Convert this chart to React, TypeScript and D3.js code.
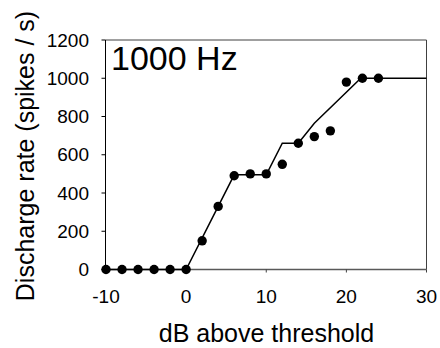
import React from "react";
import * as d3 from "d3";

// Measured discharge rates (spikes/s) at each level re: threshold
const levelsDb = [-10, -8, -6, -4, -2, 0, 2, 4, 6, 8, 10, 12, 14, 16, 18, 20, 22, 24];
const rates = [0, 0, 0, 0, 0, 0, 150, 330, 490, 500, 500, 550, 660, 695, 725, 980, 1000, 1000];

// Model rate-level function
const modelDb = [-10, 0, 6, 10, 12, 14, 16, 21.8, 30];
const modelRate = [0, 0, 495, 495, 660, 660, 765, 1000, 1000];

const xTicks = [-10, 0, 10, 20, 30];
const yTicks = [0, 200, 400, 600, 800, 1000, 1200];

const W = 440;
const H = 348;
const left = 105.5;
const right = 426.5;
const top = 40;
const bottom = 269.5;

export default function App() {
  const x = d3.scaleLinear().domain([-10, 30]).range([left + 0.5, right]);
  const y = d3.scaleLinear().domain([0, 1200]).range([bottom, top]);
  const line = d3
    .line<number>()
    .x((_, i) => x(modelDb[i]))
    .y((d) => y(d));
  const font = "'Liberation Sans', Arial, sans-serif";

  return (
    <svg
      width={W}
      height={H}
      style={{ position: "absolute", left: 0, top: 0 }}
      fontFamily={font}
    >
      <rect width={W} height={H} fill="#fff" />
      {/* frame */}
      <line x1={left} x2={right} y1={top} y2={top} stroke="#404040" strokeWidth={1} />
      <line x1={right} x2={right} y1={top} y2={bottom} stroke="#404040" strokeWidth={1} />
      <line x1={left} x2={right} y1={bottom} y2={bottom} stroke="#595959" strokeWidth={1.5} />
      <line x1={left} x2={left} y1={top} y2={bottom} stroke="#000" strokeWidth={1} />

      {/* y ticks */}
      {yTicks.map((t) => (
        <g key={"y" + t}>
          <line x1={left - 4} x2={left} y1={y(t)} y2={y(t)} stroke="#000" />
          <text x={89} y={y(t) + 6.5} textAnchor="end" fontSize={19} fill="#000">
            {t}
          </text>
        </g>
      ))}
      {/* x ticks */}
      {xTicks.map((t) => (
        <g key={"x" + t}>
          <line x1={x(t)} x2={x(t)} y1={bottom} y2={bottom + 3} stroke="#404040" />
          <text x={x(t)} y={303} textAnchor="middle" fontSize={19} fill="#000">
            {t}
          </text>
        </g>
      ))}

      <path d={line(modelRate) ?? ""} fill="none" stroke="#000" strokeWidth={1.5} />

      {rates.map((r, i) => (
        <circle key={i} cx={x(levelsDb[i])} cy={y(r)} r={4.7} fill="#000" />
      ))}

      <text x={111} y={70} fontSize={34} fill="#000">
        1000 Hz
      </text>

      <text x={266.5} y={341.5} textAnchor="middle" fontSize={25} fill="#000">
        dB above threshold
      </text>
      <text
        transform={`translate(34,156) rotate(-90)`}
        textAnchor="middle"
        fontSize={25}
        fill="#000"
      >
        Discharge rate (spikes / s)
      </text>
    </svg>
  );
}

== REQUIREMENT ==
Each line from the top of the material through the line containing "980, 1000, 1000];" should be reproduced exactly; please drop any images.

== REPLY ==
Convert this chart to React, TypeScript and D3.js code.
import React from "react";
import * as d3 from "d3";

// Measured discharge rates (spikes/s) at each level re: threshold
const levelsDb = [-10, -8, -6, -4, -2, 0, 2, 4, 6, 8, 10, 12, 14, 16, 18, 20, 22, 24];
const rates = [0, 0, 0, 0, 0, 0, 150, 330, 490, 500, 500, 550, 660, 695, 725, 980, 1000, 1000];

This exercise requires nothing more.